Souffrance par procuration

Très chers,

Après des années passées à l’étranger en tant que fille d’enseignants expatriés, mon rêve le plus cher était d’intégrer le corps enseignant et pouvoir briller et faire briller les élèves grâce à l’Éducation nationale.

Je suis professeur depuis 1999 et j’enseigne en banlieue parisienne depuis 23ans dans un Collège REP typique de banlieues.

J’ai été confrontée à toutes sortes de problèmes liés à la violence morale et physique et j’ai vu des dizaines de collègues en grande souffrance qui finissaient souvent par démissionner, si ce n’est à tomber en dépression.

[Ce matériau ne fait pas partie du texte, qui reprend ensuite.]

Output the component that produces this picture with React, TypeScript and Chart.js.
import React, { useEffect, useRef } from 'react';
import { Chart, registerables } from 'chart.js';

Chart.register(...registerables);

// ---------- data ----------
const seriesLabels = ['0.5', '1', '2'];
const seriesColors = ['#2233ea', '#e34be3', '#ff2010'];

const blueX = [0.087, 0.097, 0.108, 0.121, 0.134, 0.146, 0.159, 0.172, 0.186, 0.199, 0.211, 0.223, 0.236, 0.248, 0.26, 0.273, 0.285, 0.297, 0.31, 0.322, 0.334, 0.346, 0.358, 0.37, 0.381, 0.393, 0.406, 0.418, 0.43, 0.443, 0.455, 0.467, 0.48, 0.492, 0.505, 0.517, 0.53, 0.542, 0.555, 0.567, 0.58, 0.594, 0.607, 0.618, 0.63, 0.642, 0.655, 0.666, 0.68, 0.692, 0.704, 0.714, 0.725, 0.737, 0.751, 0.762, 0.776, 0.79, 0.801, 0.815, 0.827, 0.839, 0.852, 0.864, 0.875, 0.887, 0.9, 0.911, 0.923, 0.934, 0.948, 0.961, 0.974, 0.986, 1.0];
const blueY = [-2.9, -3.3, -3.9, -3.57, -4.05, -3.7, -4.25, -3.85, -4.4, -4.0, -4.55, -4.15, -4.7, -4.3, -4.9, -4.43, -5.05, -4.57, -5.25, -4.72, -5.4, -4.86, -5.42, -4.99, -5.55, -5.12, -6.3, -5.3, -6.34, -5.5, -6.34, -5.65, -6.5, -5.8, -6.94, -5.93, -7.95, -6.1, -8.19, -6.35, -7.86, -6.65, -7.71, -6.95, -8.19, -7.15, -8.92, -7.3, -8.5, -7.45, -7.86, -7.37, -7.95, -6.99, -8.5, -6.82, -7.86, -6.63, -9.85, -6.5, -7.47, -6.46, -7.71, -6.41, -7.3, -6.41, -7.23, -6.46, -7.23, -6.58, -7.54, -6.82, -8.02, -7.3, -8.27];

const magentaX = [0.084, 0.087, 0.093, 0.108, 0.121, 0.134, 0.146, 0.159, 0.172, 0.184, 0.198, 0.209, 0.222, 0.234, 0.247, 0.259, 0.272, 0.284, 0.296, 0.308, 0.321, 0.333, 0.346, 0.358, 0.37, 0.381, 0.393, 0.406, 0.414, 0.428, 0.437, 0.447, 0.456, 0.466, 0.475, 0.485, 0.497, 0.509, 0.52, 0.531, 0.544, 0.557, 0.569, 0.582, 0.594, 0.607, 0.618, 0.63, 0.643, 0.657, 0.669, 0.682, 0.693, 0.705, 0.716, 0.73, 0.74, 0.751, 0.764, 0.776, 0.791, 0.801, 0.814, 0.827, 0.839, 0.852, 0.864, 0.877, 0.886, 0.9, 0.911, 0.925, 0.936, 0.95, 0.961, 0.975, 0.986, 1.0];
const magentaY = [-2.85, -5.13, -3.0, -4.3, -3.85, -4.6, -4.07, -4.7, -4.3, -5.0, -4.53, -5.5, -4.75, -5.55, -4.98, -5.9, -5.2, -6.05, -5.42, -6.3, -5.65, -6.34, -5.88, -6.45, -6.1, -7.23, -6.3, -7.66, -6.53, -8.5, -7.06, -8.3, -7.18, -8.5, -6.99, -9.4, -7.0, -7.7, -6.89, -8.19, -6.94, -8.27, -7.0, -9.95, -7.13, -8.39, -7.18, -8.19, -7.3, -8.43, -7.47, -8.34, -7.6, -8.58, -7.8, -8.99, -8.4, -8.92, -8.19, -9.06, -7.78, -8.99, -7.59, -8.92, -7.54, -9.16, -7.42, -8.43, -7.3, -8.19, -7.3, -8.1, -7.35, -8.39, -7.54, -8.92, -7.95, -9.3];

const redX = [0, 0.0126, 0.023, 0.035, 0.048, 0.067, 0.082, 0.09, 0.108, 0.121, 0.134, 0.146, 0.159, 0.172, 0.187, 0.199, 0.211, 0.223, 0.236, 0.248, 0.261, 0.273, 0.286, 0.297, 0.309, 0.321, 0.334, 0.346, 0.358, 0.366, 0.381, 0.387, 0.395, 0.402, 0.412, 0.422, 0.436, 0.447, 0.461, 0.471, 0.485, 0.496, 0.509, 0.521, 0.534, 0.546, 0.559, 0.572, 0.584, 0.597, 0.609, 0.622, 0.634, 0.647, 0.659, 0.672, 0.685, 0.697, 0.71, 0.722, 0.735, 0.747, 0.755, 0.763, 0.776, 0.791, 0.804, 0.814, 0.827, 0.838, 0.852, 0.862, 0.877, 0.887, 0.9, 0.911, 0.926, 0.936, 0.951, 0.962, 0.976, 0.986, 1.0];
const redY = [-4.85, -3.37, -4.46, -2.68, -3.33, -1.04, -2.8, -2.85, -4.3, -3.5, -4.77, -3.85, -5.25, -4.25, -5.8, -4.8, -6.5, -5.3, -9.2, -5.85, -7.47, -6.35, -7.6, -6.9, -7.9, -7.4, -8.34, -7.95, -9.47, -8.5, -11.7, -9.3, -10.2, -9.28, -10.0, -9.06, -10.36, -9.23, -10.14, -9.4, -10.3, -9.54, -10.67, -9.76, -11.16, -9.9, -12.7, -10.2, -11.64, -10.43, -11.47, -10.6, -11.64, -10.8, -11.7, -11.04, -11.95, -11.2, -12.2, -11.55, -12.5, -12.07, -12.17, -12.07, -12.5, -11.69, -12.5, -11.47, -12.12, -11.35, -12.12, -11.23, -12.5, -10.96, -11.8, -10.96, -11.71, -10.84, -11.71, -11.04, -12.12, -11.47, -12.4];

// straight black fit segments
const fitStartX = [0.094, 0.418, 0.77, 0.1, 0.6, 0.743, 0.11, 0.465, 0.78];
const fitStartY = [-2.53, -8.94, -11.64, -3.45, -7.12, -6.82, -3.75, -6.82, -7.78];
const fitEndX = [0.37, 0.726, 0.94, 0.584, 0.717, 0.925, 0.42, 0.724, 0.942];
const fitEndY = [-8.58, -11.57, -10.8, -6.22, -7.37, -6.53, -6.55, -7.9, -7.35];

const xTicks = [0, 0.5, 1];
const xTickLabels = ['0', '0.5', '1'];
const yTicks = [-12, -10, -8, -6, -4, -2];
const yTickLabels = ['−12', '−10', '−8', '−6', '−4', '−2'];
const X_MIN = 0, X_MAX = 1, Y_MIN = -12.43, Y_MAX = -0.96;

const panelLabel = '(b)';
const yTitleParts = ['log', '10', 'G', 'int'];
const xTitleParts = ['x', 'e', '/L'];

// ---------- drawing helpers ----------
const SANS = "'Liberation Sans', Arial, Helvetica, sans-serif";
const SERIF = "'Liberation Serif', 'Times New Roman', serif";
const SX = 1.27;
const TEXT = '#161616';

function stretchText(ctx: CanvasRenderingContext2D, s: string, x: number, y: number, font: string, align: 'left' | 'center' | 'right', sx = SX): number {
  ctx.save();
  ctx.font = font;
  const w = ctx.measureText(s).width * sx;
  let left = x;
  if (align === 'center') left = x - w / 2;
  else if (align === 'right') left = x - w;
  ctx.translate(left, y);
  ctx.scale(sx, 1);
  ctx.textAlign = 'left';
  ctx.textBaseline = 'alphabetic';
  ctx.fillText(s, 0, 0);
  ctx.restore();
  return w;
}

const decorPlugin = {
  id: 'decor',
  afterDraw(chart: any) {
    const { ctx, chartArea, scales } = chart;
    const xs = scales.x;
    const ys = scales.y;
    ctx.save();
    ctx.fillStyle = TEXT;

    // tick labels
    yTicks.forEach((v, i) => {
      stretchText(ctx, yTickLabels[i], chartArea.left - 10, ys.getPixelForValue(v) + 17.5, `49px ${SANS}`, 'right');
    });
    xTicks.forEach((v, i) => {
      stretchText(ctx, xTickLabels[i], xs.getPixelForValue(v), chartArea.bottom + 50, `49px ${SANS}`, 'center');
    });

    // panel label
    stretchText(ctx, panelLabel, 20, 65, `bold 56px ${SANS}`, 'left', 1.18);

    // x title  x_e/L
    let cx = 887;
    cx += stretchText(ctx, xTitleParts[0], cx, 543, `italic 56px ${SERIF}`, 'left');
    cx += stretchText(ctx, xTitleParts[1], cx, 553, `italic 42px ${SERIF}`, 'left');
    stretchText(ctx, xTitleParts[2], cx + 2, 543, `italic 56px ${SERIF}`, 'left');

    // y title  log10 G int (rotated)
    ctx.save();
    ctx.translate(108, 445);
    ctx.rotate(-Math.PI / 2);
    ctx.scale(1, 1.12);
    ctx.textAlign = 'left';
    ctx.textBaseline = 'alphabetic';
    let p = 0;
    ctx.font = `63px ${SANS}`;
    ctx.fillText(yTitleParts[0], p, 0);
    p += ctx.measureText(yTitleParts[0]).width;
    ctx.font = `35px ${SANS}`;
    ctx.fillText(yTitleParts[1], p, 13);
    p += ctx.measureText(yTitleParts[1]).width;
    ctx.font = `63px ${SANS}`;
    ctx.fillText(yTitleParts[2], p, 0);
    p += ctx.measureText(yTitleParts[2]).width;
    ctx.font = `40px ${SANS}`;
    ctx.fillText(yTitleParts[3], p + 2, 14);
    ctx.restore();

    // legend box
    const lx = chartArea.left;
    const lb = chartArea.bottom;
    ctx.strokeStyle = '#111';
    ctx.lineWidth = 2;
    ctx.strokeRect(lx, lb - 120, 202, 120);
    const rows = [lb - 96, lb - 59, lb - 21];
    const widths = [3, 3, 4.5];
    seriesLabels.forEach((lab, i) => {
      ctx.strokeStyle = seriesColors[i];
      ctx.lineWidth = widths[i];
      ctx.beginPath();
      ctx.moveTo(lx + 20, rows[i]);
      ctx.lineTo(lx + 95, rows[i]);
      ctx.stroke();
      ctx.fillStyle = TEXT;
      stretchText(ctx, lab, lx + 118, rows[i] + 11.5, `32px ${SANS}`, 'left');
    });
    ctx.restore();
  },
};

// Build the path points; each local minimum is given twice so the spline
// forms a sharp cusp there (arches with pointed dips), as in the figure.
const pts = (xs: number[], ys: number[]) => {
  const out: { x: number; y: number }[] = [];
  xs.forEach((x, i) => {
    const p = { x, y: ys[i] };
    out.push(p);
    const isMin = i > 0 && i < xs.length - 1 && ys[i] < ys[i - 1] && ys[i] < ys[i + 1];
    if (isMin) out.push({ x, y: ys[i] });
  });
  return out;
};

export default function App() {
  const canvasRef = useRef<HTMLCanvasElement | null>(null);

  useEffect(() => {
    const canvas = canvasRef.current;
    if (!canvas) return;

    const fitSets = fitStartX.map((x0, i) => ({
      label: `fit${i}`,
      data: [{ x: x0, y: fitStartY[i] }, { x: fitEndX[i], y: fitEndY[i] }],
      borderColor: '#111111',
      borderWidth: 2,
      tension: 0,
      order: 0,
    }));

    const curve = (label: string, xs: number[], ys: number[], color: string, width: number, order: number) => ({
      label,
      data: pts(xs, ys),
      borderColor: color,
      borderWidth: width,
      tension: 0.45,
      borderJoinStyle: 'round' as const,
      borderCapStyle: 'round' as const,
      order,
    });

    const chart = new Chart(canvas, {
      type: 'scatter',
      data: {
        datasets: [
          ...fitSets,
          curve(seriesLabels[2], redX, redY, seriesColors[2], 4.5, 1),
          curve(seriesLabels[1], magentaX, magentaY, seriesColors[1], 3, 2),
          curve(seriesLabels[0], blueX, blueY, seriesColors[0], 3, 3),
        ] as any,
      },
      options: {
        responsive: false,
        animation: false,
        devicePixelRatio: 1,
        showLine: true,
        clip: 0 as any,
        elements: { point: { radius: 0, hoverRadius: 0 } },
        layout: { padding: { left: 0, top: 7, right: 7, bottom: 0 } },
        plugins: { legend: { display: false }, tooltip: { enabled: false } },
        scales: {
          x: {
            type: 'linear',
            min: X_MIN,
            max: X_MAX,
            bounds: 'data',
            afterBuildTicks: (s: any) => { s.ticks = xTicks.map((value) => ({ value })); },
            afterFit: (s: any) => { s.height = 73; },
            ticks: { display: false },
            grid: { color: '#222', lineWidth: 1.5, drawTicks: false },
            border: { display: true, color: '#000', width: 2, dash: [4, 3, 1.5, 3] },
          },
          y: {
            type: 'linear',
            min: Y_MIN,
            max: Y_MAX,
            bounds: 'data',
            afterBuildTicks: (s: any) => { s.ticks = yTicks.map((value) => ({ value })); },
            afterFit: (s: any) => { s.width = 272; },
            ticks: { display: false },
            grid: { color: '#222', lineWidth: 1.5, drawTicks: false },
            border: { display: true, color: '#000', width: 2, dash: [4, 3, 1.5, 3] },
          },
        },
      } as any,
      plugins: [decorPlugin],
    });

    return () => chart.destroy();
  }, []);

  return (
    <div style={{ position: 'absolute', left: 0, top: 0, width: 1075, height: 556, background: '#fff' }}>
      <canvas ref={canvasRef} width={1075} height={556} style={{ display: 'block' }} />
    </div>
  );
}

Tout notre système est en grande défaillance et notre hiérarchie ne nous écoute plus, bien au contraire, ils nous rabaissent sans cesse et nous humilient parfois.

Non seulement les élèves agissent comme des sauvageons, mais en plus, nous ne pouvons rien pour les redresser, car nous sommes rappelés à l’ordre sans cesse.
On nous demande d’être bienveillants, de ne plus mettre de sanctions ni de notes. Nous devons fonctionner par compétences et valoriser l’élève adolescent à longueur de journée.
Lorsqu’il y a un problème de discipline, c’est d’emblée l’enseignant le fautif. Les valeurs sont inversées.

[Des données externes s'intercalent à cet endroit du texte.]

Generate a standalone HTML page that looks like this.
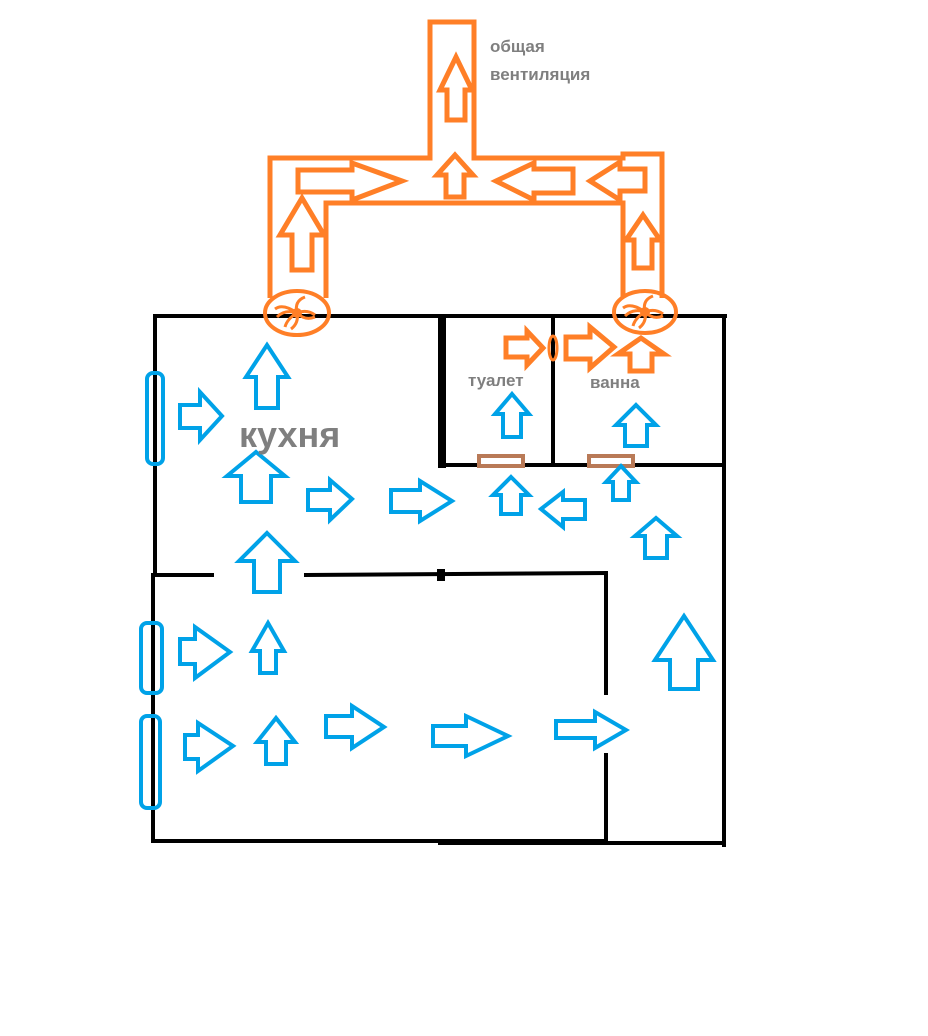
<!DOCTYPE html>
<html><head><meta charset="utf-8"><style>
html,body{margin:0;padding:0;background:#fff;width:928px;height:1036px;overflow:hidden}
svg{display:block}
text{font-family:"Liberation Sans","DejaVu Sans",sans-serif;font-weight:bold;fill:#7f7f7f}
</style></head><body>
<svg width="928" height="1036" viewBox="0 0 928 1036" xmlns="http://www.w3.org/2000/svg">
<g stroke="#000" stroke-width="4" fill="none" stroke-linecap="square">
<line x1="155" y1="316" x2="725" y2="316"/>
<line x1="155" y1="316" x2="155" y2="575"/>
<line x1="153" y1="575" x2="212" y2="575"/>
<line x1="306" y1="575" x2="606" y2="573"/>
<line x1="153" y1="575" x2="153" y2="841"/>
<line x1="153" y1="841" x2="440" y2="841"/>
<line x1="724" y1="316" x2="724" y2="845"/>
<line x1="440" y1="465" x2="724" y2="465"/>
<line x1="553" y1="316" x2="553" y2="465"/>
<line x1="606" y1="573" x2="606" y2="693"/>
<line x1="606" y1="755" x2="606" y2="841"/>
<line x1="606" y1="843" x2="724" y2="843"/>
</g>
<line x1="442" y1="316" x2="442" y2="468" stroke="#000" stroke-width="8"/>
<line x1="438" y1="842" x2="606" y2="842" stroke="#000" stroke-width="6"/>
<rect x="437" y="569" width="8" height="12" fill="#000"/>
<rect x="479" y="456" width="44" height="10" fill="#fff" stroke="#b97a57" stroke-width="4"/>
<rect x="589" y="456" width="44" height="10" fill="#fff" stroke="#b97a57" stroke-width="4"/>
<g fill="none" stroke="#00a2e8" stroke-width="4">
<rect x="147" y="373" width="16" height="91" rx="6"/>
<rect x="141" y="623" width="21" height="70" rx="6"/>
<rect x="141" y="716" width="19" height="92" rx="6"/>
</g>
<g fill="none" stroke="#00a2e8" stroke-width="4" stroke-linejoin="miter">
<polygon points="267,345 288,377 278,377 278,408 256,408 256,377 246,377"/>
<polygon points="180,405 200,405 200,392 222,416 200,440 200,428 180,428"/>
<polygon points="256,452 285,476 271,476 271,502 241,502 241,476 227,476"/>
<polygon points="308,490 330,490 330,480 352,499 330,520 330,510 308,510"/>
<polygon points="391,490 420,490 420,481 452,501 420,521 420,512 391,512"/>
<polygon points="267,533 295,561 280,561 280,592 254,592 254,561 239,561"/>
<polygon points="180,639 195,639 195,627 230,652 195,678 195,664 180,664"/>
<polygon points="268,623 284,651 276,651 276,673 260,673 260,651 252,651"/>
<polygon points="185,735 198,735 198,723 233,746 198,771 198,759 185,759"/>
<polygon points="276,718 295,742 286,742 286,764 266,764 266,742 257,742"/>
<polygon points="326,716 352,716 352,706 384,727 352,748 352,737 326,737"/>
<polygon points="433,726 466,726 466,716 508,736 466,756 466,746 433,746"/>
<polygon points="556,721 595,721 595,712 626,730 595,748 595,738 556,738"/>
<polygon points="684,616 713,660 698,660 698,689 670,689 670,660 655,660"/>
<polygon points="656,518 677,536 667,536 667,558 645,558 645,536 635,536"/>
<polygon points="621,466 636,482 629,482 629,500 613,500 613,482 606,482"/>
<polygon points="541,509 563,492 563,500 585,500 585,519 563,519 563,527"/>
<polygon points="511,477 529,495 521,495 521,514 501,514 501,495 493,495"/>
<polygon points="512,394 529,414 521,414 521,437 503,437 503,414 495,414"/>
<polygon points="636,405 656,425 647,425 647,446 625,446 625,425 616,425"/>
</g>
<g fill="none" stroke="#ff7f27" stroke-width="5" stroke-linejoin="miter">
<path d="M270,298 V158 H430 V22 H474 V158 H623 V154 H662 V298 M623,298 V203 H326 V298"/>
<polygon points="456,57 472,90 465,90 465,120 447,120 447,90 440,90"/>
<polygon points="455,155 473,175 464,175 464,197 446,197 446,175 437,175"/>
<polygon points="298,170 352,170 352,163 402,181 352,200 352,192 298,192"/>
<polygon points="496,181 534,163 534,169 573,169 573,193 534,193 534,200"/>
<polygon points="590,181 620,162 620,169 645,169 645,191 620,191 620,200"/>
<polygon points="302,198 324,235 312,235 312,270 292,270 292,235 280,235"/>
<polygon points="643,215 660,240 652,240 652,268 634,268 634,240 626,240"/>
<polygon points="506,338 527,338 527,331 543,348 527,365 527,357 506,357"/>
<polygon points="566,337 590,337 590,327 614,347 590,368 590,359 566,359"/>
<polygon points="641,338 664,354 652,354 652,371 630,371 630,354 618,354"/>
<ellipse cx="553" cy="348" rx="4" ry="12" stroke-width="3"/>
<ellipse cx="297" cy="313" rx="32" ry="22" stroke-width="4"/>
<ellipse cx="645" cy="312" rx="31" ry="21" stroke-width="4"/>
</g>
<g fill="none" stroke="#ff7f27" stroke-width="3">
<path d="M297,313 q-12,-4 -20,4 M297,313 q-3,-12 8,-16 M297,313 q10,-4 18,2 M297,313 q2,10 -6,16 M297,313 q8,8 18,4 M297,313 q-10,6 -12,14 M297,313 q-14,-10 -22,-4"/>
<path d="M645,312 q-12,-4 -20,4 M645,312 q-3,-12 8,-16 M645,312 q10,-4 18,2 M645,312 q2,10 -6,16 M645,312 q8,8 18,4 M645,312 q-10,6 -12,14 M645,312 q-14,-10 -22,-4"/>
</g>
<circle cx="297" cy="313" r="5" fill="#ff7f27"/>
<circle cx="645" cy="312" r="5" fill="#ff7f27"/>
<text x="239" y="447" font-size="36">кухня</text>
<text x="468" y="386" font-size="17">туалет</text>
<text x="590" y="388" font-size="17">ванна</text>
<text x="490" y="52" font-size="17">общая</text>
<text x="490" y="80" font-size="17">вентиляция</text>
</svg>
</body></html>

Les élèves nous maltraitent, nous empêchent de faire nos cours, nous chahutent, nous accusent de racisme à tout bout de champ pour un oui ou pour un non. Ils savent sur quel pied danser, eux !

Malheureusement, mes collègues de plus en plus jeunes ignorent comment s’en sortir sans blessures morales.

C’est devenu un métier dangereux et ingrat où les disciples sont rois et les maîtres sont des moins que rien.

Si ce ne sont pas les parents qui nous menacent, ce sont nos chefs qui le font.

Aucun soutien sinon une certaine hypocrisie qui se maintient.

Je vis et travaille à dix minutes du collège du bois d’ Aulne de Conflans et pourtant, l’affaire atroce de Samuel Paty tombe aux oubliettes.
Dès lors que nous, enseignants, nous désirons nous plaindre de l’attitude violente de certains élèves extrémistes et cruels, nous finirons seuls et désemparés sans aucune solution proposée.

La violence et la haine contre les “sales Français blancs” (c’est comme ça que certains élèves nous appellent) sont banalisées.

Nous devons fermer les yeux sur les insultes, les menaces, les :” wallah”, les “sur le coran de la Mecque”, sur :”Vous êtes raciste”… à longueur de journée.

Sous prétexte que ce sont des cas sociaux défavorisés, nous devons nous rabaisser déjà à leur proposer des dizaines d’aides différentes et ne plus faire un cours en entier pendant que les quelques autres élèves qui veulent s’en sortir finissent à côté d’un vilain ou à attendre que le professeur finisse d’appliquer sa pédagogie différenciée sur l’élève :” dit difficile ” ( un pseudo voyou en vrai, que nous laissons triompher).

Je ne parle même pas du niveau qui chute et qui pourtant est caché derrière des chiffres de résultats inouïs.

Des réussites au brevet sans le niveau requis de lecture ni d’écriture.

Des évaluations adaptées voire modifiées pour que l’adolescent obtienne son orientation en lycée après être passé dans le bureau des chefs d’établissement qui, par miracle, trouve une solution adéquate. Alors que d’autres élèves discrets et aux résultats moyens doivent, eux, redoubler.

Mes jeunes collègues n’en peuvent plus. Les arrêts maladie se répètent et les mutations se multiplient.

Aucune stabilité.
Cercle vicieux : les élèves savent très bien que les enseignants sont nouveaux et qu’ils peuvent les boycotter à jamais.

Tout ça, je le vois, je le vis, je souffre malgré le fait d’être moi-même respectée et aimée dans cet établissement où j’ai enseigné à leurs parents (c’est peut-être la raison pour laquelle j’ai leur respect… ça ne tient pas à grand chose).

Tout est déconstruit.

Nous ne leur donnons plus la chance d’apprendre. Plus de dictées, plus d’algèbre, plus de règles de vie, plus de morale, plus de punitions, plus de discipline…

Le collège est devenu une garderie.

Je vous laisse, le cœur et l âme en peine.

Bien à vous

— Collège, 23 ans d’ancienneté

L’auteur de ce témoignage autorise la reprise de ce témoignage par la presse.